As if he heard me, a California Highway Patrol squad car edged out onto the road just in front of me.  He drove at a constant rate of fifty miles an hour.  I had out-of-state license plates, so I slowed and stayed right behind him for a few miles, always careful to stay below the speed limit.  I swear that I gave him far more room than the Silver BMW back in LA.  Suddenly he pulled off the road and let me pass.  I breathed a sigh of relief -- Too soon.

A moment later his lights whirred and it all began.

“But I wasn’t speeding,” I protested when he came over.

“No one said you were speeding,” he said, handing me a ticket to the tune of a hundred and fifteen dollars.  “You were following too close, and that’s even more dangerous.”

I was a lawyer after all. “I plead not guilty,” I said. “Set a court date.”

He was polite and efficient and quickly let me back on the road and I didn’t think anything more about it. I then moved back to New Mexico.

 

Two months later, long after I had forgotten my visit to the land of pea soup, I received an official-looking letter.

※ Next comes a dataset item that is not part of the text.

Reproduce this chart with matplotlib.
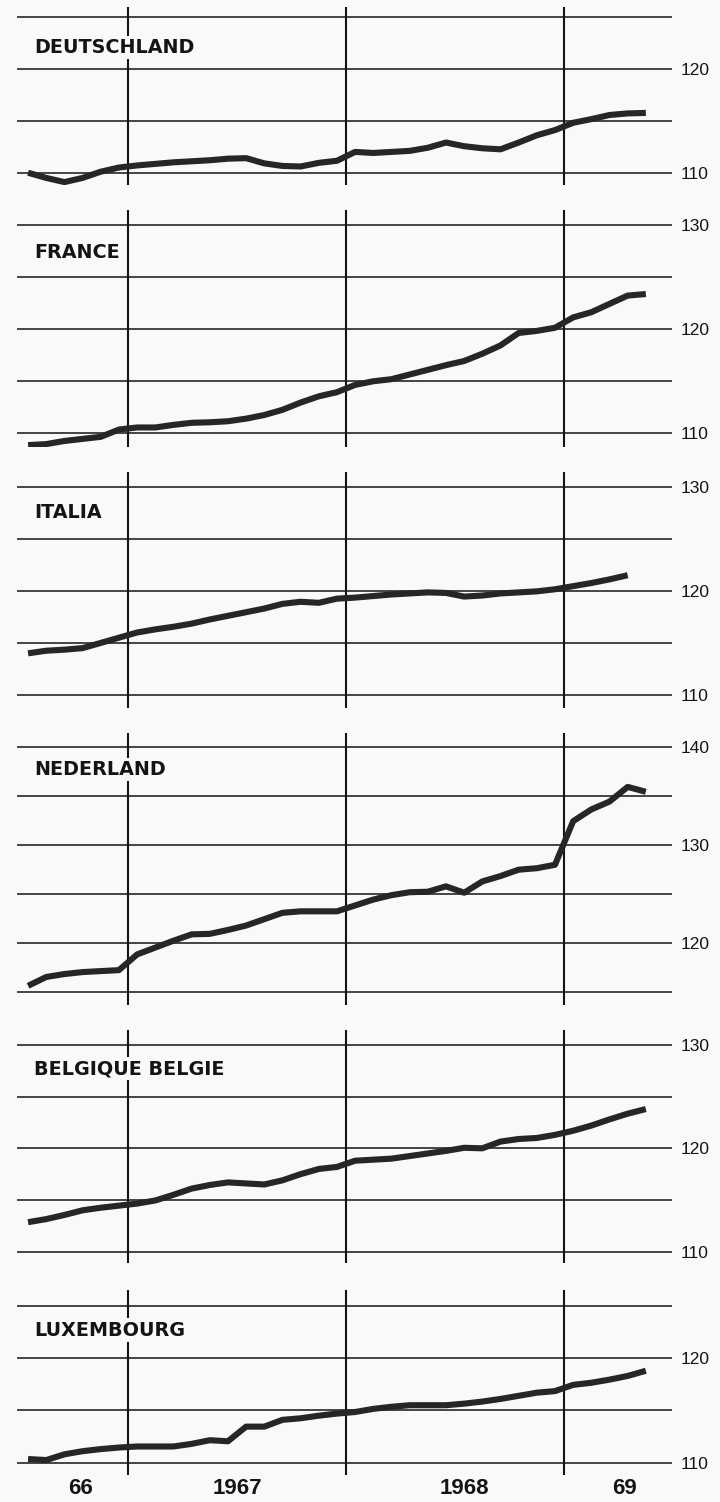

 “Dear Sir/Madam:” it began.  “This department has a warrant for your arrest . . . . This letter does not preclude arrest on warrant at any time.”  The bail was 340 dollars. By the way, did I mention that I had two hundred dollars in my checking account at the time?

This was the real thing.  Given the advent of national computers, I could be thrown in jail anywhere in the country and spend hard time with gangsters and serial killers.

Cool.

            I called California immediately. If they wanted me, they’d have to bring me in. Hopefully, the media would be there as I walked defiantly into the jail, as vendors hawked Free Jon Miller t-shirts as the cameras rolled. 

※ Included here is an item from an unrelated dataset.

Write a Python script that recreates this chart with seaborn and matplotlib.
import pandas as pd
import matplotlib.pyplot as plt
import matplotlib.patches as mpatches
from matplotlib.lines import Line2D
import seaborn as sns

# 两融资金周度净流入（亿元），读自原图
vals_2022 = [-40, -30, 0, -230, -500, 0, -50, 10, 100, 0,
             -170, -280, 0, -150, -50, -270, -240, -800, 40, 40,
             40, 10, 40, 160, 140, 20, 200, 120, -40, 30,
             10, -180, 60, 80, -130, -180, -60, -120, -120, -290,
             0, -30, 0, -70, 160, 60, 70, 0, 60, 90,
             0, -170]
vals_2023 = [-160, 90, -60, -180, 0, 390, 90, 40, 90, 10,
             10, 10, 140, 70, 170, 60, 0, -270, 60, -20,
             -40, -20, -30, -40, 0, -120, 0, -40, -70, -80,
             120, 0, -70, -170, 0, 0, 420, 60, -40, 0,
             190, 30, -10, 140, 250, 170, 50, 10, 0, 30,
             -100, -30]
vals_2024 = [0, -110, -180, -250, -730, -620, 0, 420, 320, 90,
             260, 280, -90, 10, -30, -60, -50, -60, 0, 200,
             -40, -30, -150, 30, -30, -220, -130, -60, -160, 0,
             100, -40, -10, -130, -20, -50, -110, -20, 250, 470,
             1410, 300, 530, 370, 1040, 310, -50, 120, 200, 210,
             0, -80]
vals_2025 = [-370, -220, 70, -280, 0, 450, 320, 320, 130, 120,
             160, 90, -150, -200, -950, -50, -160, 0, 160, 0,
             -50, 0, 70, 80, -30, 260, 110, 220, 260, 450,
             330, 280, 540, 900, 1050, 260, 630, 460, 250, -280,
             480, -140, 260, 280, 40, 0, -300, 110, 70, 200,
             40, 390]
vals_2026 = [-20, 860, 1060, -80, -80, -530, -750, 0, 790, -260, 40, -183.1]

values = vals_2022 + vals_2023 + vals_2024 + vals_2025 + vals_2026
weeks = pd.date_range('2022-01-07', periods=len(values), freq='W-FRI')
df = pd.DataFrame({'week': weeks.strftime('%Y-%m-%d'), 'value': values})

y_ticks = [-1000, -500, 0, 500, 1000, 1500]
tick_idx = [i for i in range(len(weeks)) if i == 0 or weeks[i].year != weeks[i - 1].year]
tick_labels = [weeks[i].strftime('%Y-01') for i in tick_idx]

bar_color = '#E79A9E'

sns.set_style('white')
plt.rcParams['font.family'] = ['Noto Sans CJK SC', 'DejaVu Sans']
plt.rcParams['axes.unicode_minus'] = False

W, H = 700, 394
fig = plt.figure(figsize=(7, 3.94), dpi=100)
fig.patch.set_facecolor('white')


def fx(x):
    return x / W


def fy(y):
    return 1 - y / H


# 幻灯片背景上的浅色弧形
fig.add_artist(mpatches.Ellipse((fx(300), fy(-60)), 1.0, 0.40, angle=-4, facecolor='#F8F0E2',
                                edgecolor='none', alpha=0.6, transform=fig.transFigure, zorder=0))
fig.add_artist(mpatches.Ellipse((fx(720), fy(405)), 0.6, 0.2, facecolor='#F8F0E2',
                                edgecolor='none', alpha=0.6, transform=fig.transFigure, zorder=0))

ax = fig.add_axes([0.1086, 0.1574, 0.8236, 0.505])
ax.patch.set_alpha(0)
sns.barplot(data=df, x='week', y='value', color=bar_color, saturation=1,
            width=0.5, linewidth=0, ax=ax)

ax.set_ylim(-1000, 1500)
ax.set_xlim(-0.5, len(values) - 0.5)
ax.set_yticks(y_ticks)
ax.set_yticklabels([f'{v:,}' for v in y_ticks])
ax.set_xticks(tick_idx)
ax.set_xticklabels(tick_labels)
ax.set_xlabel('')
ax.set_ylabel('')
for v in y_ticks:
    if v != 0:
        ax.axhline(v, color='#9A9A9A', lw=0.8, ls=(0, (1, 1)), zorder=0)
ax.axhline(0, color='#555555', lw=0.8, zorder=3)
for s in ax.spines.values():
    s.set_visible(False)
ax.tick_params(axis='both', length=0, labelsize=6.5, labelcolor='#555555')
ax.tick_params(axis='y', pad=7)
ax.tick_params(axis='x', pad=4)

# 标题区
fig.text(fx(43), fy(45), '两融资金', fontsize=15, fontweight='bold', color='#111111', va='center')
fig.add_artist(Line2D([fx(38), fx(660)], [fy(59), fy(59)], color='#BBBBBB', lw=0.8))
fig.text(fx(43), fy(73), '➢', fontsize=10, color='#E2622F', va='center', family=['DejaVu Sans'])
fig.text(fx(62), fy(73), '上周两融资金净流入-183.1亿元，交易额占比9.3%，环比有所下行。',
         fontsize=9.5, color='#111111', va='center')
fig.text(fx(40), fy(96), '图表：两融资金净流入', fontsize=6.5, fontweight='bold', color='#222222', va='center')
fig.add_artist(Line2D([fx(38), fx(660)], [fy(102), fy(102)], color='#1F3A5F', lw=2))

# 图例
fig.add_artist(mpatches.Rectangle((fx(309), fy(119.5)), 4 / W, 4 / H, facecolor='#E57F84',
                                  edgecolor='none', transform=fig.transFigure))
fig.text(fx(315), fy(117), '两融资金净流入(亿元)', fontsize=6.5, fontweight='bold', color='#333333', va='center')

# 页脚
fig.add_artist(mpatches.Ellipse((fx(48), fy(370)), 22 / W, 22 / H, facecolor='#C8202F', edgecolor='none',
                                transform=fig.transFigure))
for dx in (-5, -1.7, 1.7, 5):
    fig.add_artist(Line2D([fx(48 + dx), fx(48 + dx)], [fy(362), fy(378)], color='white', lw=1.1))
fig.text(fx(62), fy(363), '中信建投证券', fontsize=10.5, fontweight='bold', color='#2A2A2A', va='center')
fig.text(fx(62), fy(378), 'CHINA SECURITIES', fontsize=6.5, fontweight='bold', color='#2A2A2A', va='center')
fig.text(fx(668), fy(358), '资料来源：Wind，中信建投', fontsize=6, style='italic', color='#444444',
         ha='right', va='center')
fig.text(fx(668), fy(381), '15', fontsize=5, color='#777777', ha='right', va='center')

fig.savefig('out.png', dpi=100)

            Unfortunately, they wouldn’t extradite me, the bastards.  They told me my only choices were to fly out there to fight the ticket or pay it and be done with it.  

By the time I had finished talking with the California authorities, it was too late to go to the bank to get the check. I had to lay low for a while until the heat died down, or I could still make a break for it.  I called a few friends to see if they’d drive around the back streets of America with me, eat frozen burritos at 7-11 and sleep in stolen cars in old trailer parks. They all politely declined.

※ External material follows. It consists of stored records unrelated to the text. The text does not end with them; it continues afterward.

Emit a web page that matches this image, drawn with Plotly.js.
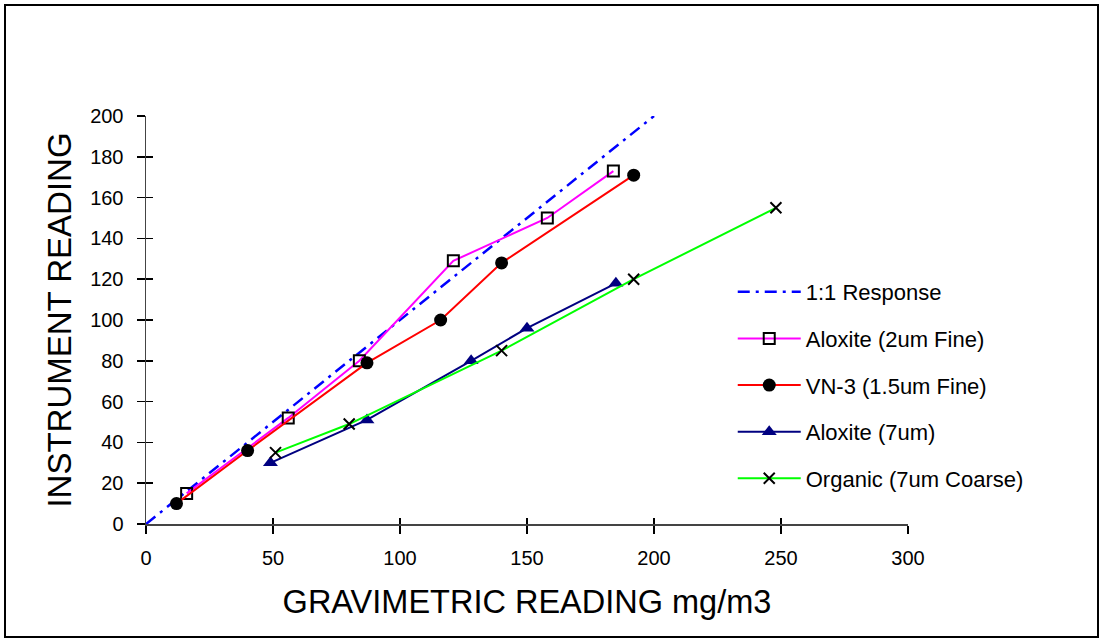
<!DOCTYPE html>
<html><head><meta charset="utf-8">
<script src="https://cdn.plot.ly/plotly-3.0.1.min.js"></script>
<style>html,body{margin:0;padding:0;background:#fff}#chart{width:1103px;height:642px}</style>
</head><body><div id="chart"></div>
<script>
const refX = [0, 200];
const refY = [0, 200];
const alox2X = [16, 56, 84, 121, 158, 184];
const alox2Y = [15, 52, 80, 129, 150, 173];
const vn3X = [12, 40, 87, 116, 140, 192];
const vn3Y = [10, 36, 79, 100, 128, 171];
const alox7X = [49, 87, 128, 150, 185];
const alox7Y = [30, 51, 80, 96, 118];
const orgX = [51, 80, 140, 192, 248];
const orgY = [35, 49, 85, 120, 155];
const names = ['1:1 Response', 'Aloxite (2um Fine)', 'VN-3 (1.5um Fine)', 'Aloxite (7um)', 'Organic (7um Coarse)'];
const xTicks = [0, 50, 100, 150, 200, 250, 300];
const yTicks = [0, 20, 40, 60, 80, 100, 120, 140, 160, 180, 200];

const traces = [
  {x: refX, y: refY, name: names[0], mode: 'lines', line: {color: '#0000ff', width: 2.5, dash: '12px,6px,3px,6px'}, legendgroup: 'a'},
  {x: alox2X, y: alox2Y, name: names[1], mode: 'lines+markers', line: {color: '#ff00ff', width: 2},
   marker: {symbol: 'square-open', size: 11, color: '#000', line: {width: 2, color: '#000'}}, legendgroup: 'b'},
  {x: vn3X, y: vn3Y, name: names[2], mode: 'lines+markers', line: {color: '#ff0000', width: 2},
   marker: {symbol: 'circle', size: 13, color: '#000'}, legendgroup: 'c'},
  {x: alox7X, y: alox7Y, name: names[3], mode: 'lines+markers', line: {color: '#000080', width: 2},
   marker: {symbol: 'triangle-up', size: 13, color: '#000080'}, legendgroup: 'd'},
  {x: orgX, y: orgY, name: names[4], mode: 'lines+markers', line: {color: '#00ff00', width: 2},
   marker: {symbol: 'x-thin-open', size: 11, color: '#000', line: {width: 2, color: '#000'}}, legendgroup: 'e'}
];
traces.push({x: [0], y: [0], xaxis: 'x2', yaxis: 'y2', mode: 'markers', marker: {opacity: 0}, showlegend: false, hoverinfo: 'skip'});

const font = {family: 'Liberation Sans, Arial, sans-serif', color: '#000'};
const layout = {
  width: 1103, height: 642,
  margin: {l: 146, r: 195, t: 116, b: 118},
  paper_bgcolor: '#fff', plot_bgcolor: '#fff',
  font: Object.assign({size: 20}, font),
  showlegend: true,
  xaxis: {range: [0, 300], tickvals: xTicks, ticktext: xTicks.map(String), showgrid: false, zeroline: false,
          showline: true, linecolor: '#444', linewidth: 1.5, ticks: 'outside', ticklen: 8, tickcolor: '#000', tickwidth: 1.5,
          ticklabelstandoff: 7,
          tickfont: Object.assign({size: 20}, font),
          title: {text: 'GRAVIMETRIC READING mg/m3', font: Object.assign({size: 32.5}, font), standoff: 22}},
  yaxis: {range: [0, 200], tickvals: yTicks, ticktext: yTicks.map(String), showgrid: false, zeroline: false,
          showline: true, linecolor: '#444', linewidth: 1.5, ticks: 'outside', ticklen: 8, tickcolor: '#000', tickwidth: 1.5,
          ticklabelstandoff: 9,
          tickfont: Object.assign({size: 20}, font),
          title: {text: 'INSTRUMENT READING', font: Object.assign({size: 33}, font), standoff: 8}},
  xaxis2: {range: [0, 300], overlaying: 'x', tickvals: xTicks, showticklabels: false, showgrid: false, zeroline: false,
           ticks: 'inside', ticklen: 6, tickcolor: '#000', tickwidth: 1.5, anchor: 'y2', side: 'bottom'},
  yaxis2: {range: [0, 200], overlaying: 'y', tickvals: yTicks, showticklabels: false, showgrid: false, zeroline: false,
           ticks: 'inside', ticklen: 7, tickcolor: '#000', tickwidth: 1.5, anchor: 'x2', side: 'left'},
  legend: {x: 0.77, y: 0.62, xanchor: 'left', yanchor: 'top', traceorder: 'grouped', tracegroupgap: 15,
           itemwidth: 63, font: Object.assign({size: 22}, font), bgcolor: 'rgba(0,0,0,0)'},
  shapes: [{type: 'rect', xref: 'paper', yref: 'paper',
            x0: (5 - 146) / 762, x1: (1098 - 146) / 762, y0: (524 - 637) / 408, y1: (524 - 5) / 408,
            line: {color: '#000', width: 2}, fillcolor: 'rgba(0,0,0,0)', layer: 'below'}]
};
Plotly.newPlot('chart', traces, layout, {displayModeBar: false, staticPlot: true});
</script></body></html>
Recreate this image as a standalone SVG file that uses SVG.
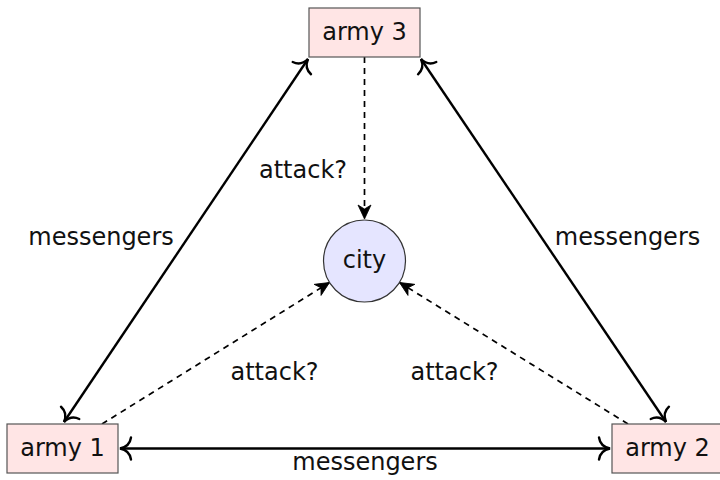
<svg xmlns="http://www.w3.org/2000/svg" width="720" height="480" viewBox="0 0 720 480">
<style>
  .box { fill: #ffe5e5; stroke: #555; stroke-width: 1.2; }
  .city { fill: #e5e5ff; stroke: #333; stroke-width: 1.2; }
  text { font-family: "DejaVu Sans", sans-serif; font-size: 24px; fill: #111; text-anchor: middle; }
  .solid { fill: none; stroke: #000; stroke-width: 2.4; }
  .dash { fill: none; stroke: #000; stroke-width: 1.7; stroke-dasharray: 6 5; }
</style>
<defs>
  <marker id="to" markerUnits="userSpaceOnUse" viewBox="-14 -14 16 28" markerWidth="16" markerHeight="28" refX="0" refY="0" orient="auto-start-reverse">
    <path d="M -11 -11 C -10 -4 -5 -1 0 0 C -5 1 -10 4 -11 11" fill="none" stroke="#000" stroke-width="2.4" stroke-linecap="round"/>
  </marker>
  <marker id="stealth" markerUnits="userSpaceOnUse" viewBox="-16 -9 17 18" markerWidth="17" markerHeight="18" refX="0" refY="0" orient="auto">
    <path d="M 0 0 L -14 -6.5 L -10 0 L -14 6.5 Z" fill="#000" stroke="#000" stroke-width="0.8" stroke-linejoin="miter"/>
  </marker>
</defs>
<g id="connectors">
  <line class="solid" x1="120" y1="448.5" x2="610" y2="448.5" marker-start="url(#to)" marker-end="url(#to)"/>
  <line class="solid" x1="64" y1="422" x2="308" y2="59" marker-start="url(#to)" marker-end="url(#to)"/>
  <line class="solid" x1="666" y1="422" x2="421" y2="59" marker-start="url(#to)" marker-end="url(#to)"/>
  <line class="dash" x1="364.5" y1="57" x2="364.5" y2="219" marker-end="url(#stealth)"/>
  <line class="dash" x1="102" y1="424" x2="329.5" y2="282.5" marker-end="url(#stealth)"/>
  <line class="dash" x1="628" y1="424" x2="399.5" y2="282.5" marker-end="url(#stealth)"/>
  <text x="365" y="470">messengers</text>
  <text x="101" y="245">messengers</text>
  <text x="627.5" y="245">messengers</text>
  <text x="303" y="178">attack?</text>
  <text x="274.5" y="380">attack?</text>
  <text x="454.5" y="380">attack?</text>
</g>
<g id="army3">
  <rect class="box" x="309" y="8" width="111" height="49"/>
  <text x="364.5" y="40">army 3</text>
</g>
<g id="army1">
  <rect class="box" x="7" y="424" width="111" height="49"/>
  <text x="62.5" y="456">army 1</text>
</g>
<g id="army2">
  <rect class="box" x="612" y="424" width="111" height="49"/>
  <text x="667.5" y="456">army 2</text>
</g>
<g id="city">
  <circle class="city" cx="364.5" cy="261" r="41"/>
  <text x="364.5" y="268">city</text>
</g>
</svg>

My mind quickly envisioned a screenplay. Given the recent trend of movies about people on the lam from the law and America's fascination with the dark side, I came up with Natural Born Tailgaters. Two messed-up kids travel around the country, and follow other cars too closely. 

I couldn’t pay the ticket the next morning either, since I was stuck in court on that concealing identity plea.  I could hardly ask the judge for a postponement for my client on the legal grounds that I was an outlaw.  I scanned the gallery and saw anxious defendants waiting for the law to come down on them.  I clenched my fist in solidarity.

            As I waited with my client, I glanced at a beautiful, sad-eyed woman with tall proud hair, who strained for glimpses of her boyfriend as he was brought in from the jail. 

            “Why go for local talent?” I almost said, reaching into my wallet to show her my warrant. “I’m bad. I’m nationwide.”

Although no words were said, she looked at me strangely as if she sensed that there was something different about me, something dangerous.  She smiled. I nodded at her. I then hurried up to the bench as my client's case was called.  After we did the plea, I explained to my client the twenty-seven or so conditions of his probation, and the consequences of even the most minor violation.

 “One bad urine and I’m sending you up,” his Probation officer had said on the way out. By paragraph seventeen of the probation agreement, a life of crime didn’t sound like fun anymore -- especially if you got caught.

My client paid me the rest of the money he owed me. I felt a sense of relief. I could finally pay off the debt.  Who says crime doesn’t pay?

I left court and drove briskly to the bank, excruciatingly careful not to drive too close, purchased a money order and sent it to California, certified mail.  And yet, I will always remember, that for a short while I was a wanted man.